Shiba Inu is now the 11th-biggest cryptocurrency by market value.
That means that a token created only last year by someone calling themselves Ryoshi, and themed after a Japanese hunting dog, is now worth more than $30 billion—about double the market capitalization of Peloton Interactive Inc. and the gross domestic product of Albania.
Shiba Inu was even able to briefly surge ahead of Dogecoin, its apparent progenitor. And the coin’s value remains higher than those of blockchain networks with lots of development, like Avalanche, Terra and Polygon.
How did we get here? Meme stocks live and die by attention, and the unusual backstory of SHIB, as the token is known, is rooted in a publicity stunt. Early on, Ryoshi gave half of the supply of Shiba Inu to Ethereum co-founder Vitalik Buterin, one of the most respected and well-known people in crypto.
Buterin, understandably, was perplexed that someone had sent him trillions of SHIB without his permission. “I don’t know what they were doing issuing those coins to me,” he said in an interview with Bloomberg. This spring, he donated tokens worth about $1 billion to Covid-19 relief efforts in India.
The Shiba Inu website claimed victory. Buterin’s move ensures “our long-term success and stability,” the site now reads.
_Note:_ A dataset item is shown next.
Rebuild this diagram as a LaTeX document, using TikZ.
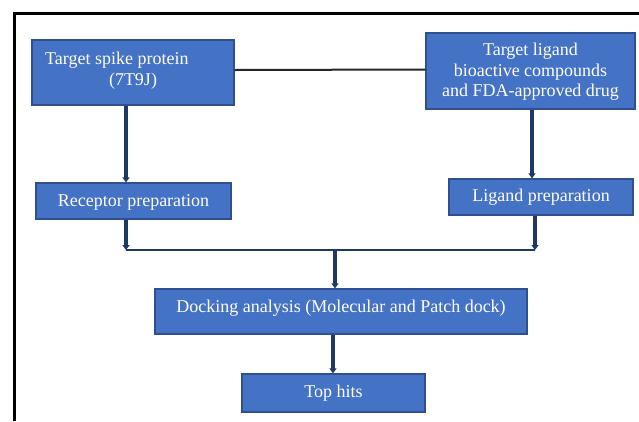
\documentclass[tikz,border=0pt]{standalone}
\usepackage{fontspec}
\setmainfont{Liberation Serif}
\usetikzlibrary{arrows.meta}
\definecolor{boxfill}{HTML}{4472C4}
\definecolor{boxline}{HTML}{2F4F8F}
\definecolor{navy}{HTML}{1F3864}
\begin{document}
\begin{tikzpicture}[x=1pt,y=-1pt,
  box/.style={draw=boxline, line width=1.3pt, fill=boxfill, inner sep=0pt},
  txt/.style={text=white, font=\fontsize{18}{20.5}\selectfont, inner sep=0pt, align=center},
  flow/.style={draw=navy, line width=3.4pt, -{Triangle[length=5pt,width=7pt]}},
  plain/.style={draw=navy, line width=2.4pt},
  frame/.style={draw=black, line width=3pt}]
\useasboundingbox (0,0) rectangle (639,421);
\fill[white] (0,0) rectangle (639,421);
% frame
\coordinate (fa) at (14,421);
\coordinate (fb) at (14,13);
\coordinate (fc) at (640,13);
\draw[frame] (fa) -- (fb) -- (fc);
% boxes
\node[box, minimum width=202pt, minimum height=65pt] (b1) at (133,72.5) {};
\node[txt, anchor=west] (t1a) at (45,60) {Target spike protein};
\node[txt] (t1b) at (133,81) {(7T9J)};
\node[box, minimum width=209pt, minimum height=76pt] (b2) at (530.5,71) {};
\node[txt] (t2) at (530.5,72) {Target ligand\\bioactive compounds\\and FDA-approved drug};
\node[box, minimum width=195pt, minimum height=36pt] (rp) at (133.5,201) {};
\node[txt] (trp) at (133.5,202) {Receptor preparation};
\node[box, minimum width=184pt, minimum height=36pt] (lp) at (541,197) {};
\node[txt] (tlp) at (541,197.5) {Ligand preparation};
\node[box, minimum width=372pt, minimum height=45pt] (dk) at (341,311.5) {};
\node[txt] (tdk) at (341,308.5) {Docking analysis (Molecular and Patch dock)};
\node[box, minimum width=183pt, minimum height=38pt] (th) at (333.5,393) {};
\node[txt] (tth) at (333.5,393) {Top hits};
% connectors
\draw[black!85, line width=2pt] (b1.east |- 0,70) -- (b2.west |- 0,69.5);
\draw[flow] (b1.south -| 126,0) -- (rp.north -| 126,0);
\draw[flow] (b2.south -| 532,0) -- (lp.north -| 532,0);
\coordinate (jl) at (126,250);
\coordinate (jr) at (535,250);
\coordinate (jm) at (335,250);
\draw[flow] (rp.south -| 126,0) -- (jl);
\draw[flow] (lp.south -| 535,0) -- (jr);
\draw[plain] (jl) -- (jr);
\draw[flow] (jm) -- (dk.north -| 335,0);
\draw[flow] (dk.south -| 333,0) -- (th.north -| 333,0);
\end{tikzpicture}
\end{document}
And it quotes Ryoshi: “Thank you to the woofmeister for enabling true decentralization.” The price tanked after Buterin’s donation as he sold coins, but SHIB’s notoriety persisted. By October, its value had surged into the tens of billions.
It can be hard to find the reason behind market moves in Bitcoin and Ether, much less Shiba Inu. But a couple things have probably helped the dog-themed cryptocurrency. Besides the attention from Buterin, there’s also the really, really low price. You can buy a lot for not very much money—making it more fun and low-stakes than comparable bets. Shiba Inu has also created popular non-fungible tokens, or NFTs, further bolstering its place in the crypto consciousness.
In some ways it’s helpful that SHIB is so clearly ridiculous. “This is counter-culture, cult stuff, and its disciples revel in that. The more absurd it is, the better,” said Antoni Trenchev, co-founder at crypto lender Nexo. “It’s like an inside joke—only as it goes viral, the number of people in on the joke can go into the millions pushing the valuations out of this universe.”
Of course, SHIB holders are not value investors, and the coin’s price is unstable. For example, its value recently fell about 25% in one day after a Shiba Inu whale (a name for someone with a very large portion of the outstanding supply) appeared to be selling part of their stake. And the market value is still off its October highs.
But there’s reason to think that Shiba Inu is a bellwether of a larger, more durable trend. “Memes have value and have been an investible thesis in 2021,” Jonathan Cheesman, head of over-the-counter and institutional sales at crypto derivatives exchange FTX, said in an email. “Don’t short things millennials think are funny.”